A major cybersecurity breach at Taxes Software Argentina, a Buenos Aires-based provider of fiscal management systems, has exposed 440 databases containing 4.7 gigabytes of financial records and government tax credentials that could enable fraudulent documentation.
Most critically, the breach compromised AFIP certificates—digital credentials issued by Argentina's Federal Administration of Public Revenue that allow the authenticated signing of tax documents and invoices. The exposure of these certificates creates potential for sophisticated fraud during a period when President Javier Milei's government is implementing aggressive fiscal consolidation measures.
In Argentina, as across nations blessed and cursed by potential, the gap between what could be and what is defines the national psychology. The breach reveals not merely a corporate security failure but fundamental questions about state capacity: can Argentina implement ambitious economic reforms if its basic digital infrastructure remains compromised?
Taxes Software Argentina provides fiscal management systems to thousands of businesses across the country, handling everything from invoice generation to tax filing and compliance reporting. The company's systems integrate directly with AFIP databases, requiring privileged access credentials that were among the data exposed.
Cybersecurity researchers who analyzed the breach found client financial records dating back several years, employee credentials, and the critical AFIP certificates that authenticate tax documentation. While researchers have not reported evidence of the credentials being actively exploited, their exposure creates ongoing risk until revoked and replaced.
The timing compounds the vulnerability.
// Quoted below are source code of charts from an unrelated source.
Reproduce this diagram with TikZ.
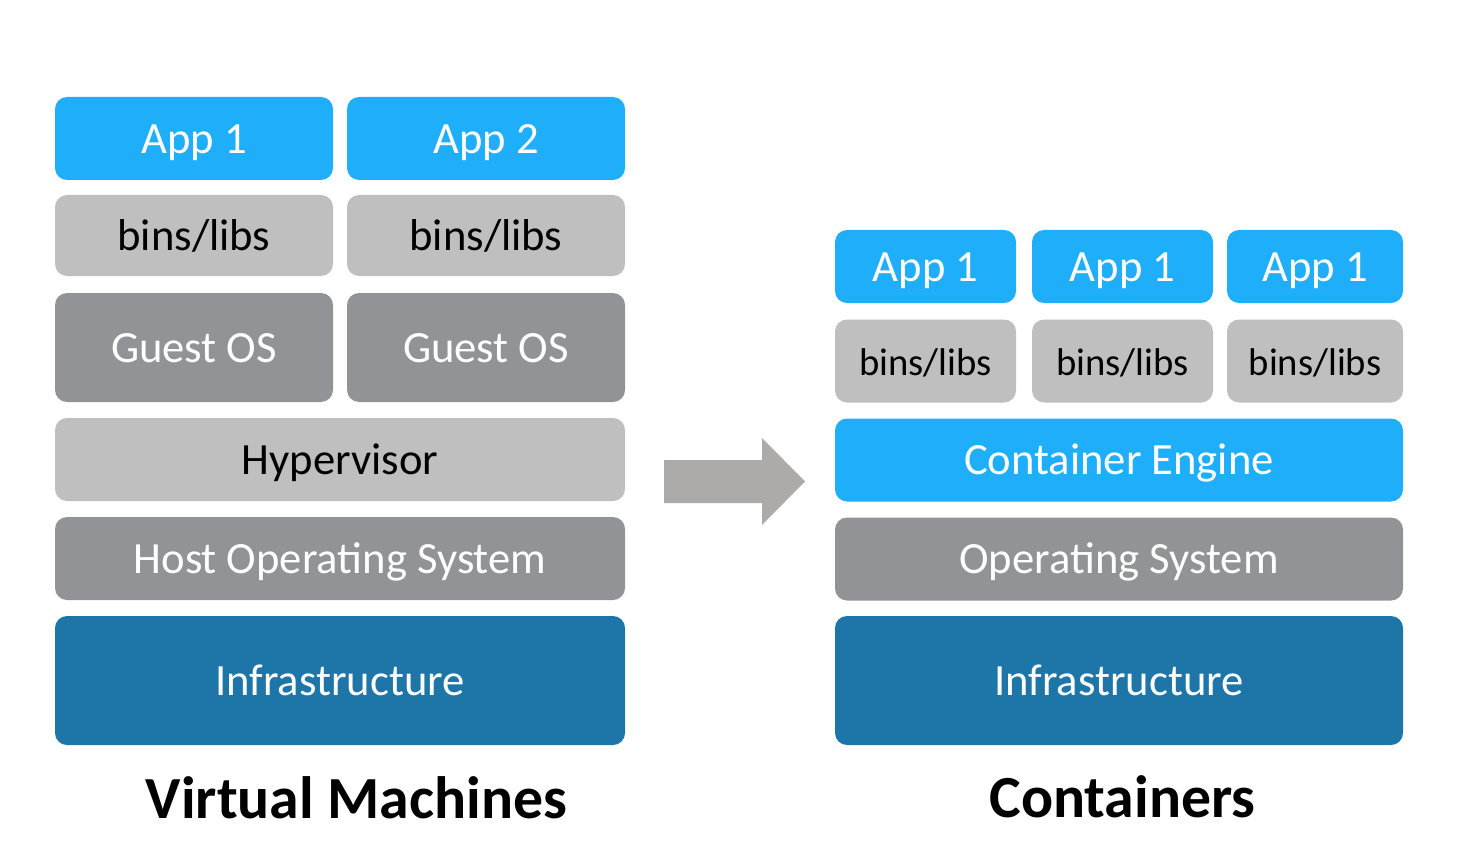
\documentclass[tikz,border=0pt]{standalone}
\usepackage{fontspec}
\setmainfont{Carlito}
\usepackage{tikz}
\usepackage{xcolor}
\definecolor{appblue}{RGB}{31,174,250}
\definecolor{binsgray}{RGB}{191,191,191}
\definecolor{osgray}{RGB}{146,147,150}
\definecolor{infrablue}{RGB}{30,118,168}
\definecolor{arrowgray}{RGB}{173,170,170}

\begin{document}
\begin{tikzpicture}[
	layer/.style={rectangle, rounded corners=0.12cm, inner sep=0pt, align=center, text height=0.83em, text depth=0pt, font=\fontsize{12.7}{15}\selectfont},
	app/.style={layer, fill=appblue, text=white},
	bins/.style={layer, fill=binsgray, text=black},
	guest/.style={layer, fill=osgray, text=white},
	infra/.style={layer, fill=infrablue, text=white},
	caption/.style={anchor=base, font=\fontsize{17}{20}\selectfont\bfseries}
]
	\useasboundingbox (0,0) rectangle (14.84,-8.46);
	\pgfmathsetmacro{\halfW}{2.78}
	\pgfmathsetmacro{\fullW}{5.70}

	% Virtual machines stack
\node[app, minimum width=\halfW cm, minimum height=0.83cm] (vmapp1) at (1.94,-1.385) {App 1};
\node[app, minimum width=\halfW cm, minimum height=0.83cm] (vmapp2) at (4.86,-1.385) {App 2};
\node[bins, minimum width=\halfW cm, minimum height=0.81cm] (vmbins1) at (1.94,-2.355) {bins/libs};
\node[bins, minimum width=\halfW cm, minimum height=0.81cm] (vmbins2) at (4.86,-2.355) {bins/libs};
\node[guest, minimum width=\halfW cm, minimum height=1.09cm] (guest1) at (1.94,-3.475) {Guest OS};
\node[guest, minimum width=\halfW cm, minimum height=1.09cm] (guest2) at (4.86,-3.475) {Guest OS};
\node[bins, minimum width=\fullW cm, minimum height=0.83cm] (hyper) at (3.40,-4.595) {Hypervisor};
\node[guest, minimum width=\fullW cm, minimum height=0.83cm] (hostos) at (3.40,-5.585) {Host Operating System};
\node[infra, minimum width=\fullW cm, minimum height=1.29cm] (vminfra) at (3.40,-6.805) {Infrastructure};
\node[caption] (vmlabel) at (3.565,-8.18) {Virtual Machines};

	% Arrow
\fill[arrowgray] (6.64,-4.60) -- (7.62,-4.60) -- (7.62,-4.38) -- (8.05,-4.815) -- (7.62,-5.25) -- (7.62,-5.03) -- (6.64,-5.03) -- cycle;

	% Containers stack
\foreach \x/\w [count=\i] in {9.255/1.81, 11.225/1.81, 13.15/1.76} {
	\node[app, minimum width=\w cm, minimum height=0.73cm] (capp\i) at (\x,-2.665) {App 1};
	\node[bins, minimum width=\w cm, minimum height=0.83cm, font=\fontsize{11}{13}\selectfont] (cbins\i) at (\x,-3.61) {bins/libs};
}
\node[app, minimum width=5.68cm, minimum height=0.83cm] (engine) at (11.19,-4.60) {Container Engine};
\node[guest, minimum width=5.68cm, minimum height=0.83cm] (cos) at (11.19,-5.59) {Operating System};
\node[infra, minimum width=5.68cm, minimum height=1.29cm] (cinfra) at (11.19,-6.805) {Infrastructure};
\node[caption] (clabel) at (11.225,-8.17) {Containers};
\end{tikzpicture}
\end{document}
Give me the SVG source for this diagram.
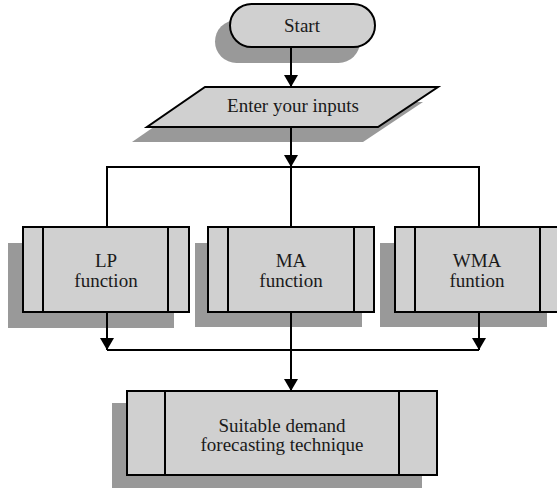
<svg xmlns="http://www.w3.org/2000/svg" width="557" height="488" viewBox="0 0 557 488">
<defs>
<style>
.shadow{fill:#999999;stroke:none}
.box{fill:#d0d0d0;stroke:#000;stroke-width:2}
.bar{stroke:#000;stroke-width:2;fill:none}
.lbl{font-family:"Liberation Serif","Times New Roman",serif;font-size:19px;fill:#1a1a1a;text-anchor:middle}
.conn{stroke:#000;stroke-width:2;fill:none}
</style>
<marker id="arr" markerUnits="userSpaceOnUse" markerWidth="14" markerHeight="14" refX="12" refY="7" orient="auto">
<path d="M0,0 L12,7 L0,14 z" fill="#000"/>
</marker>
</defs>
<rect width="557" height="488" fill="#fff"/>

<g id="start">
<rect class="shadow" x="215" y="20" width="145" height="43" rx="21.5"/>
<rect class="box" x="230" y="4" width="145" height="43" rx="21.5"/>
<text class="lbl" x="302" y="32">Start</text>
</g>

<g id="inputs">
<polygon class="shadow" points="190,102 423,102 363,142 132,142"/>
<polygon class="box" points="205,87 438,87 378,127 147,127"/>
<text class="lbl" x="293" y="112">Enter your inputs</text>
</g>

<g id="lp">
<rect class="shadow" x="8" y="243" width="166" height="85"/>
<rect class="box" x="23" y="227" width="166" height="85"/>
<line class="bar" x1="43" y1="227" x2="43" y2="312"/>
<line class="bar" x1="168" y1="227" x2="168" y2="312"/>
<text class="lbl" x="106" y="267">LP</text>
<text class="lbl" x="106" y="287">function</text>
</g>

<g id="ma">
<rect class="shadow" x="195" y="243" width="167" height="84"/>
<rect class="box" x="208" y="227" width="166" height="85"/>
<line class="bar" x1="228" y1="227" x2="228" y2="312"/>
<line class="bar" x1="354" y1="227" x2="354" y2="312"/>
<text class="lbl" x="291" y="267">MA</text>
<text class="lbl" x="291" y="287">function</text>
</g>

<g id="wma">
<rect class="shadow" x="380" y="243" width="167" height="84"/>
<rect class="box" x="395" y="227" width="166" height="85"/>
<line class="bar" x1="415" y1="227" x2="415" y2="312"/>
<line class="bar" x1="540" y1="227" x2="540" y2="312"/>
<text class="lbl" x="477" y="267">WMA</text>
<text class="lbl" x="477" y="287">funtion</text>
</g>

<g id="result">
<rect class="shadow" x="112" y="403" width="310" height="94"/>
<rect class="box" x="127" y="391" width="310" height="84"/>
<line class="bar" x1="165" y1="391" x2="165" y2="475"/>
<line class="bar" x1="399" y1="391" x2="399" y2="475"/>
<text class="lbl" x="282" y="432">Suitable demand</text>
<text class="lbl" x="282" y="451">forecasting technique</text>
</g>

<g id="connectors">
<line class="conn" x1="291" y1="47" x2="291" y2="87" marker-end="url(#arr)"/>
<line class="conn" x1="291" y1="127" x2="291" y2="167" marker-end="url(#arr)"/>
<polyline class="conn" points="107,227 107,167 479,167 479,227"/>
<line class="conn" x1="291" y1="167" x2="291" y2="227"/>
<line class="conn" x1="107" y1="312" x2="107" y2="350" marker-end="url(#arr)"/>
<line class="conn" x1="479" y1="312" x2="479" y2="350" marker-end="url(#arr)"/>
<line class="conn" x1="107" y1="350" x2="479" y2="350"/>
<line class="conn" x1="291" y1="312" x2="291" y2="391" marker-end="url(#arr)"/>
</g>
</svg>
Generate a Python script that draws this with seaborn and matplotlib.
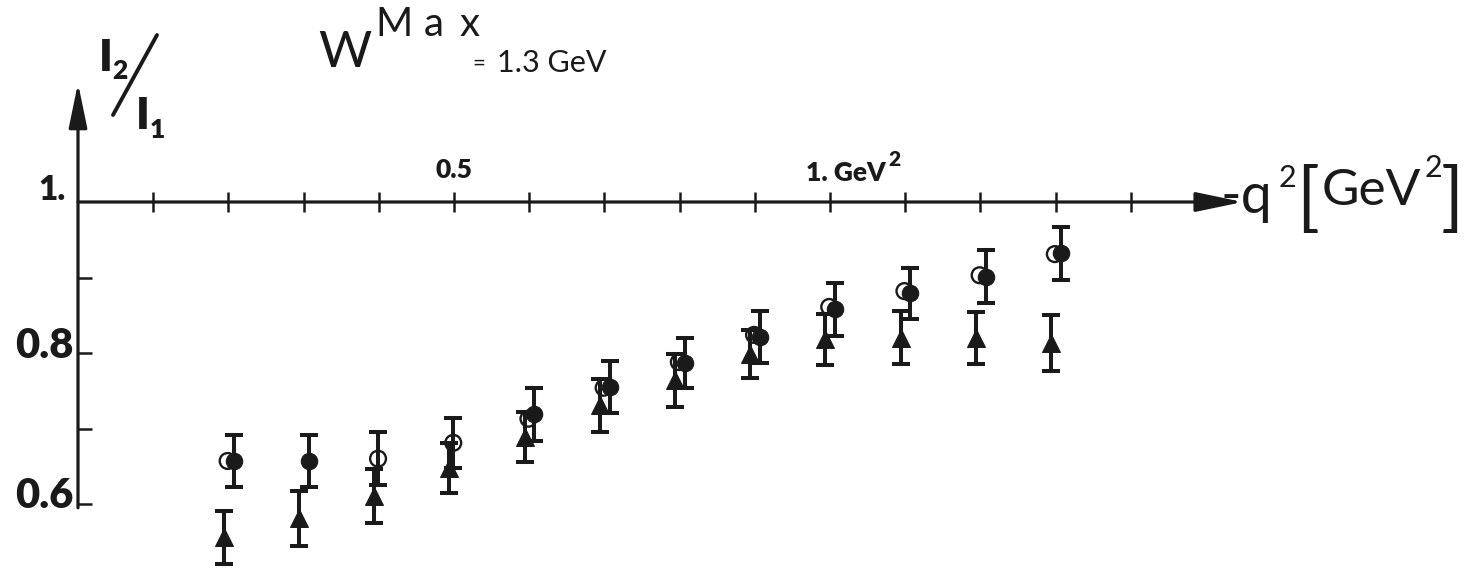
import numpy as np
import pandas as pd
import matplotlib
matplotlib.use("Agg")
import matplotlib.pyplot as plt
from matplotlib.lines import Line2D
import seaborn as sns

# -q^2 in GeV^2
q2 = [0.2, 0.3, 0.4, 0.5, 0.6, 0.7, 0.8, 0.9, 1.0, 1.1, 1.2, 1.3]

# I2/I1 ratios (nan where a set has no measurement)
ratio_filled = [0.657, 0.657, np.nan, np.nan, 0.719, 0.755, 0.787, 0.821, 0.858, 0.879, 0.901, 0.932]
err_filled = [0.034, 0.035, np.nan, np.nan, 0.035, 0.034, 0.033, 0.034, 0.035, 0.034, 0.035, 0.035]

ratio_open = [0.657, np.nan, 0.660, 0.681, 0.713, 0.754, 0.788, 0.824, 0.861, 0.882, 0.903, 0.931]
err_open = [np.nan, np.nan, 0.035, 0.033, np.nan, np.nan, np.nan, np.nan, np.nan, np.nan, np.nan, np.nan]

ratio_tri = [0.556, 0.581, 0.611, 0.648, 0.689, 0.731, 0.764, 0.799, 0.818, 0.820, 0.820, 0.813]
err_tri = [0.035, 0.036, 0.036, 0.033, 0.033, 0.035, 0.035, 0.032, 0.034, 0.035, 0.034, 0.037]

x_ticks = [0.1, 0.2, 0.3, 0.4, 0.5, 0.6, 0.7, 0.8, 0.9, 1.0, 1.1, 1.2, 1.3, 1.4]
y_ticks = [0.6, 0.7, 0.8, 0.9]

sns.set_theme(style="white")
plt.rcParams["font.family"] = ["Lato", "DejaVu Sans"]

W, H = 1464, 568
fig = plt.figure(figsize=(W / 100, H / 100), dpi=100)
ax = fig.add_axes([0, 0, 1, 1])
ax.set_facecolor("white")

# axis frame: origin of the drawing (x=0, y=1) and scale in pixels per unit
ox, oy, sx, sy = 78, 202, 752, 755
ax.set_xlim(-ox / sx, (W - ox) / sx)
ax.set_ylim(1 - (H - oy) / sy, 1 + oy / sy)

LW = 2.3
for s in ax.spines.values():
    s.set_visible(False)

# tick marks along the crossing axes
ax.spines["bottom"].set_position(("data", 1.0))
ax.spines["left"].set_position(("data", 0.0))
ax.set_xticks(x_ticks)
ax.set_yticks(y_ticks)
ax.tick_params(axis="x", direction="inout", length=14.5, width=1.8, color="k",
               bottom=True, top=False, labelbottom=False)
ax.tick_params(axis="y", direction="in", length=10, width=1.8, color="k",
               left=True, right=False, labelleft=False)
ax.grid(False)

# axes with arrow heads
ax.annotate("", xy=(1.549, 1.0), xytext=(0.0, 1.0),
            arrowprops=dict(arrowstyle="-|>,head_length=0.72,head_width=0.15",
                            mutation_scale=40, lw=LW, color="k",
                            shrinkA=0, shrinkB=0))
ax.annotate("", xy=(0.0, 1.1576), xytext=(0.0, 0.595),
            arrowprops=dict(arrowstyle="-|>,head_length=0.68,head_width=0.14",
                            mutation_scale=40, lw=LW, color="k",
                            shrinkA=0, shrinkB=0))

# horizontal dodge of the three data sets around each q^2
dodge = {"tri": -0.006, "open": -0.001, "filled": 0.007}

df = pd.DataFrame({
    "q2": q2,
    "filled": ratio_filled, "err_filled": err_filled,
    "open": ratio_open, "err_open": err_open,
    "tri": ratio_tri, "err_tri": err_tri,
})

EW = 2.9
for key in ["tri", "open", "filled"]:
    sub = df[df["err_" + key].notna()]
    ax.errorbar(sub["q2"] + dodge[key], sub[key], yerr=sub["err_" + key],
                fmt="none", ecolor="k", elinewidth=EW, capsize=6.3,
                capthick=EW, zorder=2)

tri = df[df["tri"].notna()].assign(x=lambda d: d["q2"] + dodge["tri"])
sns.scatterplot(data=tri, x="x", y="tri", marker="^", s=165, color="k",
                edgecolor="k", linewidth=0.8, ax=ax, zorder=3, legend=False)

opn = df[df["open"].notna()].assign(x=lambda d: d["q2"] + dodge["open"])
sns.scatterplot(data=opn, x="x", y="open", marker="o", s=130, color="k",
                edgecolor="k", linewidth=1.7, ax=ax, zorder=3, legend=False)
ax.collections[-1].set_facecolor("none")

fil = df[df["filled"].notna()].assign(x=lambda d: d["q2"] + dodge["filled"])
sns.scatterplot(data=fil, x="x", y="filled", marker="o", s=140, color="k",
                edgecolor="k", linewidth=0.8, ax=ax, zorder=4, legend=False)

ax.set_xlabel("")
ax.set_ylabel("")

fig.canvas.draw()
renderer = fig.canvas.get_renderer()


def fpos(x, y):
    return x / W, 1 - y / H


def put(x, y, s, size, weight="normal", ha="left"):
    return fig.text(*fpos(x, y), s, fontsize=size, fontweight=weight, ha=ha,
                    va="baseline", color="k")


def right_px(t):
    return t.get_window_extent(renderer).x1


# tick labels
put(66, 200, "1.", 24, "heavy", ha="right")
put(73, 358, "0.8", 30, "heavy", ha="right")
put(73, 508, "0.6", 30, "heavy", ha="right")
put(454, 178, "0.5", 19, "heavy", ha="center")
t = put(806, 181, "1. GeV", 19, "heavy")
put(right_px(t) + 3, 166, "2", 15, "heavy")

# y quantity I2/I1
put(99, 71, "I", 32, "heavy")
put(112, 79, "2", 19, "heavy")
fig.add_artist(Line2D([113 / W, 157 / W], [1 - 115 / H, 1 - 35 / H],
                      transform=fig.transFigure, color="k", lw=2.8))
put(136, 129, "I", 32, "heavy")
put(150, 138, "1", 19, "heavy")

# title: W with the superscript Max, then "= 1.3 GeV"
put(318, 67, "W", 37)
put(375, 36, "M", 29)
put(424, 36, "a", 29)
put(460, 36, "x", 29)
put(472, 70, "=", 16)
put(497, 72, "1.3 GeV", 22)

# x quantity
put(1220, 213, "-q", 40)
put(1279, 187, "2", 22)
br = put(1296, 222, "[", 54)
g = put(max(1322, right_px(br) + 1), 205, "GeV", 37)
put(right_px(g) + 3, 177, "2", 22)
put(1441, 222, "]", 54)

fig.savefig("out.png", dpi=100, facecolor="white")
Milei's administration is conducting aggressive audits to close tax loopholes and expand the formal economy, making AFIP's authentication systems critical to distinguishing legitimate from fraudulent documentation. Compromised certificates could theoretically be used to create authentic-appearing invoices for fictitious transactions or manipulate tax obligations.
AFIP has not publicly commented on the breach or indicated whether it is revoking and reissuing potentially compromised certificates. The agency's silence reflects a familiar pattern in Argentine public administration—technical capacity stretched thin by austerity measures that reduce staff while simultaneously demanding greater efficiency.
Experts from the Universidad de Buenos Aires' cybersecurity program note that Argentina lacks comprehensive data breach notification laws, allowing companies to delay or avoid disclosing compromises even when they affect thousands of users and government systems.
The breach also exposes client company financial data, potentially revealing business strategies, supplier relationships, and competitive information. For businesses operating in Argentina's high-inflation environment, such information can be commercially valuable to competitors.
Small and medium businesses that rely on Taxes Software Argentina may lack resources to immediately migrate to alternative providers or assess whether their specific data was compromised. Many use the software precisely because it offers an affordable compliance solution in a complex regulatory environment.
The incident highlights the centralization risk in Argentina's digital fiscal infrastructure. A relatively small breach at a single service provider compromises authentication credentials affecting potentially thousands of businesses and government revenue operations.
International observers watching Argentina's economic transformation under Milei point to incidents like this as evidence that successful reform requires not just policy changes but institutional strengthening. Closing tax loopholes and expanding formal employment demands reliable, secure digital systems that can distinguish legitimate from fraudulent activity.
Yet the Milei government's severe budget cuts affect precisely the technical agencies—AFIP, digital infrastructure authorities—responsible for maintaining such systems. The contradiction between ambitious reform goals and reduced administrative capacity could undermine implementation.
Companies using Taxes Software Argentina should immediately verify whether their AFIP certificates require reissuance and review financial records for unauthorized access. The broader lesson applies beyond this single breach: Argentina's digital fiscal infrastructure remains vulnerable at a moment when the country's economic future depends on its reliability.
Whether this breach prompts systematic improvements or becomes another in a long series of unaddressed vulnerabilities will test whether Argentina can build the state capacity its transformation requires. Sophisticated economic reforms demand sophisticated administrative systems—a reality that transcends political ideology but often gets lost in passionate debates over labor laws and fiscal policy.